- [COLLECTED DATA]:

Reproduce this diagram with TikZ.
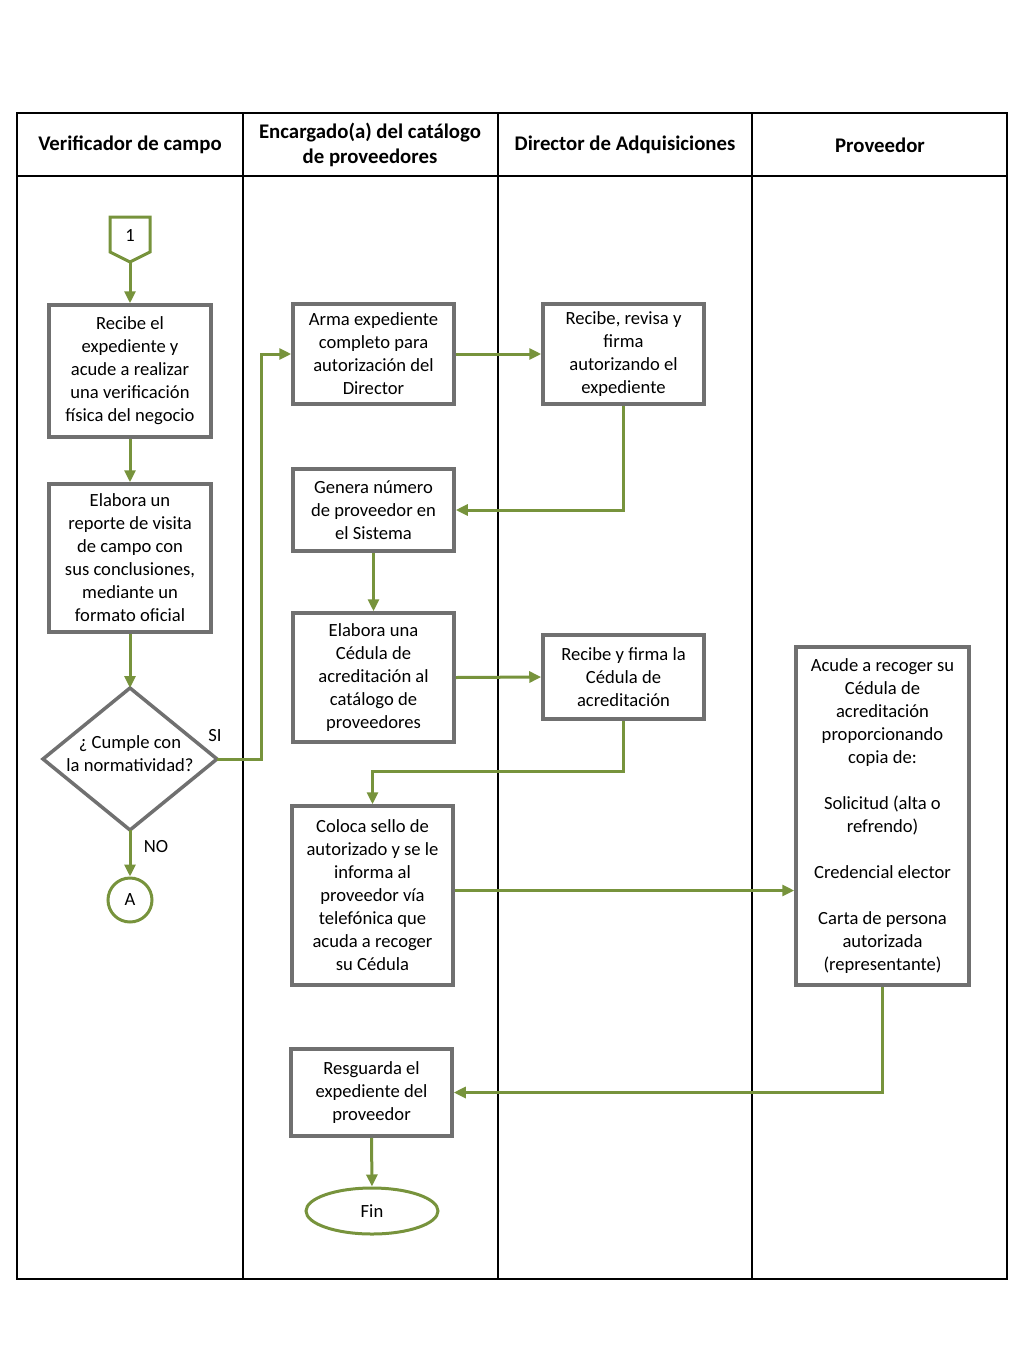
\documentclass[tikz,border=0pt]{standalone}
\usepackage{fontspec}
\setmainfont{Carlito}
\usetikzlibrary{arrows.meta,shapes.geometric}
\definecolor{grn}{HTML}{77933C}
\definecolor{bxg}{HTML}{707070}
\begin{document}
\begin{tikzpicture}[x=1pt,y=-1pt,
 box/.style={draw=bxg, line width=3.5pt, fill=white, align=center, inner sep=1pt, font=\fontsize{18.6}{23}\selectfont},
 flow/.style={draw=grn, line width=3pt, -{Triangle[length=12pt,width=11pt]}},
 hdr/.style={font=\bfseries\fontsize{20.8}{24.5}\selectfont, align=center},
 lbl/.style={font=\fontsize{18.6}{22}\selectfont},
 tbl/.style={line width=1.3pt, draw=black}]
\useasboundingbox (0,0) rectangle (1024,1365);
% table
\draw[tbl] (17,113) rectangle (1007,1279);
\draw[tbl] (17,176) -- (1007,176);
\foreach \x in {243,498,752} \draw[tbl] (\x,113) -- (\x,1279);
% headers
\node[hdr] (h1) at (130,145) {Verificador de campo};
\node[hdr] (h2) at (370,145) {Encargado(a) del catálogo\\de proveedores};
\node[hdr] (h3) at (625,145) {Director de Adquisiciones};
\node[hdr] (h4) at (880,145) {Proveedor};
% off-page connector 1
\draw[draw=grn, line width=3pt, fill=white] (110,217) -- (150,217) -- (150,252) -- (130,262) -- (110,252) -- cycle;
\node[lbl] (one) at (130,236) {1};
\coordinate (onebot) at (130,262);
% column 1
\node[box, minimum width=162pt, minimum height=132pt] (b1) at (130,371) {Recibe el\\expediente y\\acude a realizar\\una verificación\\física del negocio};
\node[box, minimum width=162pt, minimum height=148pt] (b2) at (130,558) {Elabora un\\reporte de visita\\de campo con\\sus conclusiones,\\mediante un\\formato oficial};
\coordinate (dc) at (130,759);
\coordinate (decN) at (130,688);
\coordinate (decS) at (130,830);
\coordinate (decE) at (217,759);
\coordinate (decW) at (43,759);
\draw[draw=bxg, line width=3.5pt, line join=miter] (decN) -- (decE) -- (decS) -- (decW) -- cycle;
\node[align=center, font=\fontsize{18.6}{23}\selectfont, inner sep=0pt] (dec) at (130,754) {¿ Cumple con\\la normatividad?};
\node[circle, draw=grn, line width=3pt, minimum size=44pt, inner sep=0pt, font=\fontsize{18.6}{22}\selectfont] (A) at (130,900) {A};
\node[lbl] (si) at (215,736) {SI};
\node[lbl] (no) at (156,847) {NO};
% column 2
\node[box, minimum width=161pt, minimum height=100pt] (arma) at (373.5,354) {Arma expediente\\completo para\\autorización del\\Director};
\node[box, minimum width=161pt, minimum height=82pt] (gen) at (373.5,510) {Genera número\\de proveedor en\\el Sistema};
\node[box, minimum width=161pt, minimum height=129pt] (elab) at (373.5,677.5) {Elabora una\\Cédula de\\acreditación al\\catálogo de\\proveedores};
\node[box, minimum width=161pt, minimum height=179pt] (col) at (372.5,895.5) {Coloca sello de\\autorizado y se le\\informa al\\proveedor vía\\telefónica que\\acuda a recoger\\su Cédula};
\node[box, minimum width=161pt, minimum height=87pt] (res) at (371.5,1092.5) {Resguarda el\\expediente del\\proveedor};
\node[ellipse, draw=grn, line width=3pt, fill=white, minimum width=132pt, minimum height=46pt, inner sep=0pt, font=\fontsize{18.6}{22}\selectfont] (fin) at (372,1211) {Fin};
% column 3
\node[box, minimum width=161pt, minimum height=100pt] (rev) at (623.5,354) {Recibe, revisa y\\firma\\autorizando el\\expediente};
\node[box, minimum width=161pt, minimum height=84pt] (firma) at (623.5,677) {Recibe y firma la\\Cédula de\\acreditación};
% column 4
\node[box, minimum width=173pt, minimum height=338pt] (acude) at (882.5,816) {Acude a recoger su\\Cédula de\\acreditación\\proporcionando\\copia de:\\[23pt]Solicitud (alta o\\refrendo)\\[23pt]Credencial elector\\[23pt]Carta de persona\\autorizada\\(representante)};
% connectors
\draw[flow] (onebot) -- (b1.north);
\draw[flow] (b1.south) -- (b2.north);
\draw[flow] (b2.south) -- (decN);
\draw[flow] (decS) -- (A.north);
\draw[flow] (decE) -- ++(44,0) |- (arma.west);
\draw[flow] (arma.east) -- (rev.west);
\draw[flow] (rev.south) |- (gen.east);
\draw[flow] (gen.south) -- (elab.north);
\draw[flow] (elab.east) -- (firma.west);
\draw[flow] (firma.south) -- ++(0,51) -| (col.north);
\draw[flow] ([yshift=5pt]col.east) -- ([yshift=5pt]col.east -| acude.west);
\draw[flow] (acude.south) |- (res.east);
\draw[flow] (res.south) -- (fin.north);
\end{tikzpicture}
\end{document}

- [WHAT YOU NEED TO DO]: Pictures in the data above should not be copied; transcribe everything else exactly.

- [TASK SOLUTION]:
Reproduce this diagram with TikZ.
\documentclass[tikz,border=0pt]{standalone}
\usepackage{fontspec}
\setmainfont{Carlito}
\usetikzlibrary{arrows.meta,shapes.geometric}
\definecolor{grn}{HTML}{77933C}
\definecolor{bxg}{HTML}{707070}
\begin{document}
\begin{tikzpicture}[x=1pt,y=-1pt,
 box/.style={draw=bxg, line width=3.5pt, fill=white, align=center, inner sep=1pt, font=\fontsize{18.6}{23}\selectfont},
 flow/.style={draw=grn, line width=3pt, -{Triangle[length=12pt,width=11pt]}},
 hdr/.style={font=\bfseries\fontsize{20.8}{24.5}\selectfont, align=center},
 lbl/.style={font=\fontsize{18.6}{22}\selectfont},
 tbl/.style={line width=1.3pt, draw=black}]
\useasboundingbox (0,0) rectangle (1024,1365);
% table
\draw[tbl] (17,113) rectangle (1007,1279);
\draw[tbl] (17,176) -- (1007,176);
\foreach \x in {243,498,752} \draw[tbl] (\x,113) -- (\x,1279);
% headers
\node[hdr] (h1) at (130,145) {Verificador de campo};
\node[hdr] (h2) at (370,145) {Encargado(a) del catálogo\\de proveedores};
\node[hdr] (h3) at (625,145) {Director de Adquisiciones};
\node[hdr] (h4) at (880,145) {Proveedor};
% off-page connector 1
\draw[draw=grn, line width=3pt, fill=white] (110,217) -- (150,217) -- (150,252) -- (130,262) -- (110,252) -- cycle;
\node[lbl] (one) at (130,236) {1};
\coordinate (onebot) at (130,262);
% column 1
\node[box, minimum width=162pt, minimum height=132pt] (b1) at (130,371) {Recibe el\\expediente y\\acude a realizar\\una verificación\\física del negocio};
\node[box, minimum width=162pt, minimum height=148pt] (b2) at (130,558) {Elabora un\\reporte de visita\\de campo con\\sus conclusiones,\\mediante un\\formato oficial};
\coordinate (dc) at (130,759);
\coordinate (decN) at (130,688);
\coordinate (decS) at (130,830);
\coordinate (decE) at (217,759);
\coordinate (decW) at (43,759);
\draw[draw=bxg, line width=3.5pt, line join=miter] (decN) -- (decE) -- (decS) -- (decW) -- cycle;
\node[align=center, font=\fontsize{18.6}{23}\selectfont, inner sep=0pt] (dec) at (130,754) {¿ Cumple con\\la normatividad?};
\node[circle, draw=grn, line width=3pt, minimum size=44pt, inner sep=0pt, font=\fontsize{18.6}{22}\selectfont] (A) at (130,900) {A};
\node[lbl] (si) at (215,736) {SI};
\node[lbl] (no) at (156,847) {NO};
% column 2
\node[box, minimum width=161pt, minimum height=100pt] (arma) at (373.5,354) {Arma expediente\\completo para\\autorización del\\Director};
\node[box, minimum width=161pt, minimum height=82pt] (gen) at (373.5,510) {Genera número\\de proveedor en\\el Sistema};
\node[box, minimum width=161pt, minimum height=129pt] (elab) at (373.5,677.5) {Elabora una\\Cédula de\\acreditación al\\catálogo de\\proveedores};
\node[box, minimum width=161pt, minimum height=179pt] (col) at (372.5,895.5) {Coloca sello de\\autorizado y se le\\informa al\\proveedor vía\\telefónica que\\acuda a recoger\\su Cédula};
\node[box, minimum width=161pt, minimum height=87pt] (res) at (371.5,1092.5) {Resguarda el\\expediente del\\proveedor};
\node[ellipse, draw=grn, line width=3pt, fill=white, minimum width=132pt, minimum height=46pt, inner sep=0pt, font=\fontsize{18.6}{22}\selectfont] (fin) at (372,1211) {Fin};
% column 3
\node[box, minimum width=161pt, minimum height=100pt] (rev) at (623.5,354) {Recibe, revisa y\\firma\\autorizando el\\expediente};
\node[box, minimum width=161pt, minimum height=84pt] (firma) at (623.5,677) {Recibe y firma la\\Cédula de\\acreditación};
% column 4
\node[box, minimum width=173pt, minimum height=338pt] (acude) at (882.5,816) {Acude a recoger su\\Cédula de\\acreditación\\proporcionando\\copia de:\\[23pt]Solicitud (alta o\\refrendo)\\[23pt]Credencial elector\\[23pt]Carta de persona\\autorizada\\(representante)};
% connectors
\draw[flow] (onebot) -- (b1.north);
\draw[flow] (b1.south) -- (b2.north);
\draw[flow] (b2.south) -- (decN);
\draw[flow] (decS) -- (A.north);
\draw[flow] (decE) -- ++(44,0) |- (arma.west);
\draw[flow] (arma.east) -- (rev.west);
\draw[flow] (rev.south) |- (gen.east);
\draw[flow] (gen.south) -- (elab.north);
\draw[flow] (elab.east) -- (firma.west);
\draw[flow] (firma.south) -- ++(0,51) -| (col.north);
\draw[flow] ([yshift=5pt]col.east) -- ([yshift=5pt]col.east -| acude.west);
\draw[flow] (acude.south) |- (res.east);
\draw[flow] (res.south) -- (fin.north);
\end{tikzpicture}
\end{document}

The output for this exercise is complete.